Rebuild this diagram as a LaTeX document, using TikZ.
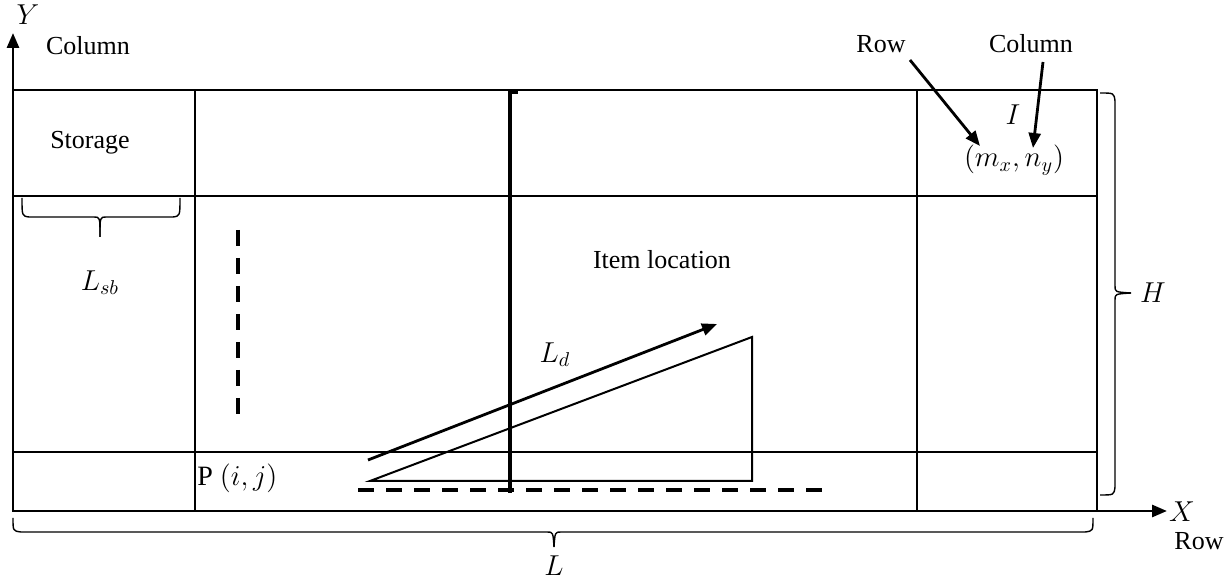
\documentclass[tikz,border=0pt]{standalone}
\usepackage{fontspec}
\setmainfont{Liberation Serif}
\usetikzlibrary{arrows.meta}
\begin{document}
\begin{tikzpicture}[x=0.5pt,y=-0.5pt,
  lbl/.style={inner sep=0pt, font=\fontsize{13}{15}\selectfont},
  mlbl/.style={inner sep=0pt, font=\fontsize{14}{16}\selectfont},
  grid/.style={line width=1.4pt},
  brace/.style={line width=0.7pt},
  arr/.style={line width=1.4pt,-{Triangle[length=7.5pt,width=6pt]}},
  dsh/.style={line width=2pt,dash pattern=on 8pt off 6pt}]
\useasboundingbox (0,0) rectangle (1232,581);
% grid
\draw[grid] (13,90) rectangle (1097,511);
\draw[grid] (13,196) -- (1097,196);
\draw[grid] (13,452) -- (1097,452);
\draw[grid] (195,90) -- (195,511);
\draw[grid] (917,90) -- (917,511);
% axes
\coordinate (o1) at (13,90);
\coordinate (ytip) at (13,33);
\coordinate (o2) at (1097,511);
\coordinate (xtip) at (1167,511);
\draw[arr] (o1) -- (ytip);
\draw[arr] (o2) -- (xtip);
% labels
\node[mlbl] (ylab) at (28,15) {$Y$};
\node[lbl] (colTL) at (88,46) {Column};
\node[lbl] (storage) at (90,143) {Storage};
\node[mlbl] (lsb) at (100,283) {$L_{sb}$};
\node[lbl] (item) at (662,260) {Item location};
\node[mlbl] (ld) at (555,355) {$L_d$};
\node[mlbl,anchor=west] (pij) at (197,478) {P $(i,j)$};
\node[mlbl] (I) at (1013,115) {$I$};
\node[mlbl] (mn) at (1014,160) {$(m_x,n_y)$};
\node[lbl] (rowT) at (881,44) {Row};
\node[lbl] (colT) at (1031,44) {Column};
\node[mlbl] (H) at (1153,293) {$H$};
\node[mlbl] (X) at (1182,512) {$X$};
\node[lbl] (rowB) at (1199,541) {Row};
\node[mlbl] (L) at (554,566) {$L$};
% row/column arrows
\coordinate (ra) at (910,60);
\coordinate (rb) at (980,146);
\coordinate (ca) at (1043,62);
\coordinate (cb) at (1033,148);
\draw[arr] (ra) -- (rb);
\draw[arr] (ca) -- (cb);
% braces
\draw[brace] (1100,93) .. controls (1114,93) .. (1115,101) -- (1115,286) .. controls (1115,292) .. (1131,293);
\draw[brace] (1100,495) .. controls (1114,495) .. (1115,487) -- (1115,300) .. controls (1115,294) .. (1131,293);
\draw[brace] (13,518) .. controls (13,531) .. (21,532) -- (547,532) .. controls (553,532) .. (554,547);
\draw[brace] (1093,518) .. controls (1093,531) .. (1085,532) -- (561,532) .. controls (555,532) .. (554,547);
\draw[brace] (22,198) .. controls (22,216) .. (29,217) -- (94,217) .. controls (100,217) .. (100,237);
\draw[brace] (180,198) .. controls (180,216) .. (173,217) -- (106,217) .. controls (100,217) .. (100,237);
% vertical thick line
\coordinate (va) at (510,493);
\coordinate (vb) at (510,92);
\coordinate (vc) at (518,92);
\draw[line width=2.2pt] (va) -- (vb) -- (vc);
% dashed lines
\coordinate (d1) at (238,230);
\coordinate (d2) at (238,414);
\draw[dsh] (d1) -- (d2);
\coordinate (d3) at (358,490);
\coordinate (d4) at (822,490);
\draw[dsh] (d3) -- (d4);
% triangle
\coordinate (t1) at (370,481);
\coordinate (t2) at (752,481);
\coordinate (t3) at (752,337);
\draw[line width=1pt] (t1) -- (t2) -- (t3) -- cycle;
% L_d arrow
\coordinate (la) at (368,460);
\coordinate (lb) at (717,324);
\draw[arr] (la) -- (lb);
\end{tikzpicture}
\end{document}
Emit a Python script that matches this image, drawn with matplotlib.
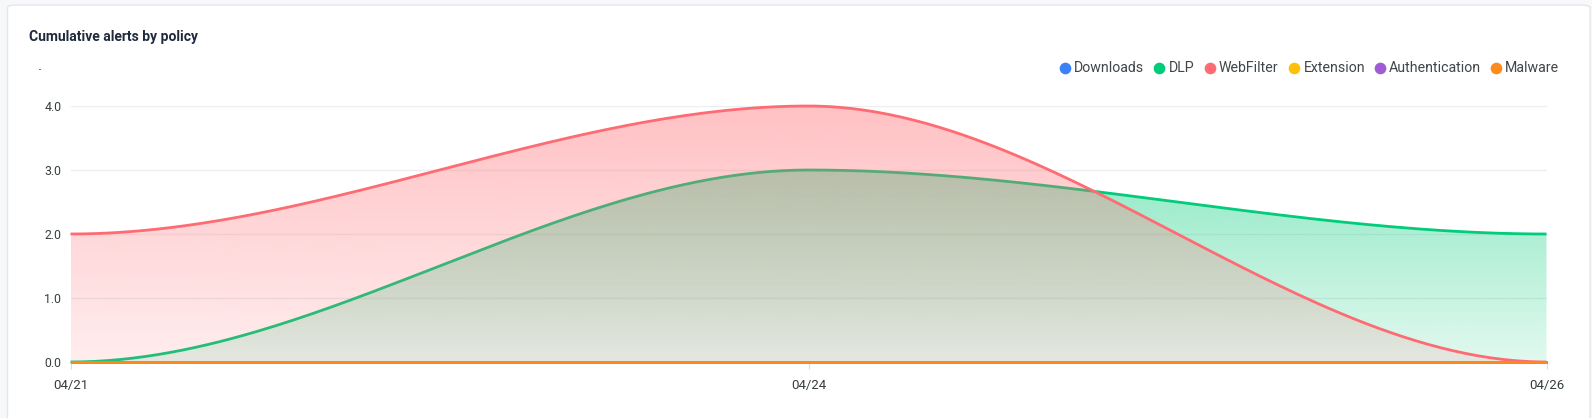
import numpy as np
import matplotlib
matplotlib.use("Agg")
import matplotlib.pyplot as plt
from matplotlib.patches import Polygon, FancyBboxPatch
from matplotlib.colors import to_rgb

plt.rcParams['font.family'] = ['Roboto', 'DejaVu Sans']

# ---- data ----
categories = ["04/21", "04/24", "04/26"]
series_names = ["Downloads", "DLP", "WebFilter", "Extension", "Authentication", "Malware"]
downloads = [0, 0, 0]
dlp = [0, 3, 2]
webfilter = [2, 4, 0]
extension = [0, 0, 0]
authentication = [0, 0, 0]
malware = [0, 0, 0]
series_values = [downloads, dlp, webfilter, extension, authentication, malware]
colors = ["#3b82f6", "#00cc7a", "#ff6b72", "#ffc107", "#a05cd6", "#ff8a1c"]
yticks = [0.0, 1.0, 2.0, 3.0, 4.0]

W, H = 1592, 418
fig = plt.figure(figsize=(W / 100, H / 100), dpi=100)
fig.patch.set_facecolor("#f7f8f9")

# card
card = FancyBboxPatch((7.5 / W, -20 / H), (1590 - 7.5) / W, (H - 5 + 20) / H,
                      boxstyle="round,pad=0,rounding_size=0.006",
                      transform=fig.transFigure, facecolor="white",
                      edgecolor="#e4e6ea", linewidth=1.0, zorder=-10)
fig.patches.append(card)

ax = fig.add_axes([70.5 / W, 1 - 362 / H, (1546.5 - 70.5) / W, (362 - 106) / H])
ax.set_facecolor("none")
ax.set_zorder(1)


def smooth_curve(xs, ys, n=120):
    # cubic bezier with horizontal tangents at every point (control points at 1/3)
    px, py = [], []
    for i in range(len(xs) - 1):
        x0, x1 = xs[i], xs[i + 1]
        y0, y1 = ys[i], ys[i + 1]
        c0 = x0 + (x1 - x0) / 3
        c1 = x1 - (x1 - x0) / 3
        t = np.linspace(0, 1, n)
        bx = (1 - t) ** 3 * x0 + 3 * (1 - t) ** 2 * t * c0 + 3 * (1 - t) * t ** 2 * c1 + t ** 3 * x1
        by = (1 - t) ** 3 * y0 + 3 * (1 - t) ** 2 * t * y0 + 3 * (1 - t) * t ** 2 * y1 + t ** 3 * y1
        if i > 0:
            bx, by = bx[1:], by[1:]
        px.extend(bx)
        py.extend(by)
    return np.array(px), np.array(py)


def gradient_fill(ax, x, y, color, a_top, a_bot, zorder):
    ymax = float(np.max(y))
    if ymax <= 0:
        return
    verts = np.column_stack([np.r_[x, x[-1], x[0]], np.r_[y, 0, 0]])
    poly = Polygon(verts, closed=True, facecolor="none", edgecolor="none")
    ax.add_patch(poly)
    grad = np.linspace(a_top, a_bot, 256).reshape(-1, 1)
    rgba = np.zeros((256, 1, 4))
    rgba[..., :3] = to_rgb(color)
    rgba[..., 3] = grad
    im = ax.imshow(rgba, extent=[x[0], x[-1], 0, ymax], origin="upper",
                   aspect="auto", zorder=zorder, interpolation="bilinear")
    im.set_clip_path(poly)


xs = np.arange(len(categories))
for i, (name, vals, col) in enumerate(zip(series_names, series_values, colors)):
    cx, cy = smooth_curve(xs, vals)
    gradient_fill(ax, cx, cy, col, 0.42, 0.12, zorder=2 + i * 2)
    ax.plot(cx, cy, color=col, lw=2.0, zorder=3 + i * 2, clip_on=False,
            solid_capstyle="butt")

ax.set_xlim(0, 2)
ax.set_ylim(0, 4)
ax.set_yticks(yticks)
ax.set_yticklabels([f"{v:.1f}" for v in yticks])
ax.set_xticks(xs)
ax.set_xticklabels(categories)
for v in yticks:
    ax.axhline(v, color="#eceef1", lw=1.0, zorder=1)
for s in ax.spines.values():
    s.set_visible(False)
ax.tick_params(axis="y", length=0, pad=6.5, labelsize=8.8, labelcolor="#373d3f")
ax.tick_params(axis="x", length=5, width=0.8, color="#dcdcdc", pad=7,
               labelsize=9.5, labelcolor="#373d3f")

# title and y-axis title dot
fig.text(28.5 / W, 1 - 36.5 / H, "Cumulative alerts by policy", fontsize=10,
         fontweight="bold", color="#1f2a3d", va="center", ha="left")
fig.text(39.5 / W, 1 - 66 / H, ".", fontsize=11, color="#373d3f", va="center", ha="center")

# legend
leg_y = 1 - 67.5 / H
marker_x = [1064.5, 1159.4, 1209.7, 1294, 1380, 1496]
text_x = [1074, 1168.5, 1219, 1303.5, 1389, 1505]
for name, col, mx, tx in zip(series_names, colors, marker_x, text_x):
    fig.lines.append(plt.Line2D([mx / W], [leg_y], marker="o", markersize=8.4,
                                color=col, markeredgewidth=0,
                                transform=fig.transFigure))
    fig.text(tx / W, leg_y, name, fontsize=10.2, color="#40464a",
             va="center", ha="left")

fig.savefig("out.png", dpi=100, facecolor=fig.get_facecolor())
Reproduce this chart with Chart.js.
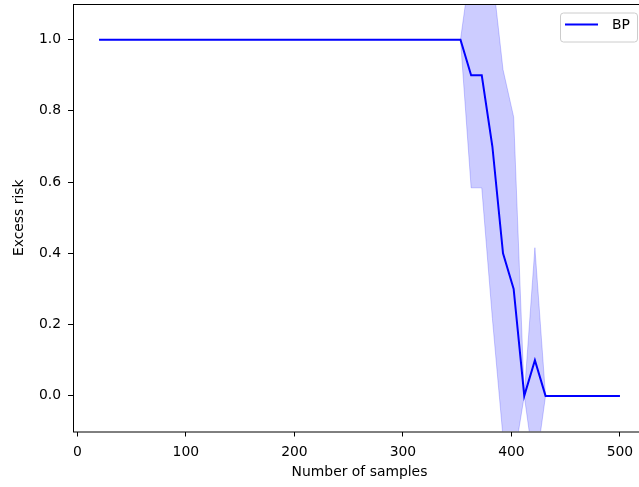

§ **Exercise**: Take the stretch from the line containing "Emit a Python" through the line containing "return np.array(px), np.array(py)" and reproduce it exactly, both ends included. Omit the pictures.

§ **Result**:
Emit a Python script that matches this image, drawn with matplotlib.
import numpy as np
import matplotlib
matplotlib.use("Agg")
import matplotlib.pyplot as plt
from matplotlib.patches import Polygon, FancyBboxPatch
from matplotlib.colors import to_rgb

plt.rcParams['font.family'] = ['Roboto', 'DejaVu Sans']

# ---- data ----
categories = ["04/21", "04/24", "04/26"]
series_names = ["Downloads", "DLP", "WebFilter", "Extension", "Authentication", "Malware"]
downloads = [0, 0, 0]
dlp = [0, 3, 2]
webfilter = [2, 4, 0]
extension = [0, 0, 0]
authentication = [0, 0, 0]
malware = [0, 0, 0]
series_values = [downloads, dlp, webfilter, extension, authentication, malware]
colors = ["#3b82f6", "#00cc7a", "#ff6b72", "#ffc107", "#a05cd6", "#ff8a1c"]
yticks = [0.0, 1.0, 2.0, 3.0, 4.0]

W, H = 1592, 418
fig = plt.figure(figsize=(W / 100, H / 100), dpi=100)
fig.patch.set_facecolor("#f7f8f9")

# card
card = FancyBboxPatch((7.5 / W, -20 / H), (1590 - 7.5) / W, (H - 5 + 20) / H,
                      boxstyle="round,pad=0,rounding_size=0.006",
                      transform=fig.transFigure, facecolor="white",
                      edgecolor="#e4e6ea", linewidth=1.0, zorder=-10)
fig.patches.append(card)

ax = fig.add_axes([70.5 / W, 1 - 362 / H, (1546.5 - 70.5) / W, (362 - 106) / H])
ax.set_facecolor("none")
ax.set_zorder(1)


def smooth_curve(xs, ys, n=120):
    # cubic bezier with horizontal tangents at every point (control points at 1/3)
    px, py = [], []
    for i in range(len(xs) - 1):
        x0, x1 = xs[i], xs[i + 1]
        y0, y1 = ys[i], ys[i + 1]
        c0 = x0 + (x1 - x0) / 3
        c1 = x1 - (x1 - x0) / 3
        t = np.linspace(0, 1, n)
        bx = (1 - t) ** 3 * x0 + 3 * (1 - t) ** 2 * t * c0 + 3 * (1 - t) * t ** 2 * c1 + t ** 3 * x1
        by = (1 - t) ** 3 * y0 + 3 * (1 - t) ** 2 * t * y0 + 3 * (1 - t) * t ** 2 * y1 + t ** 3 * y1
        if i > 0:
            bx, by = bx[1:], by[1:]
        px.extend(bx)
        py.extend(by)
    return np.array(px), np.array(py)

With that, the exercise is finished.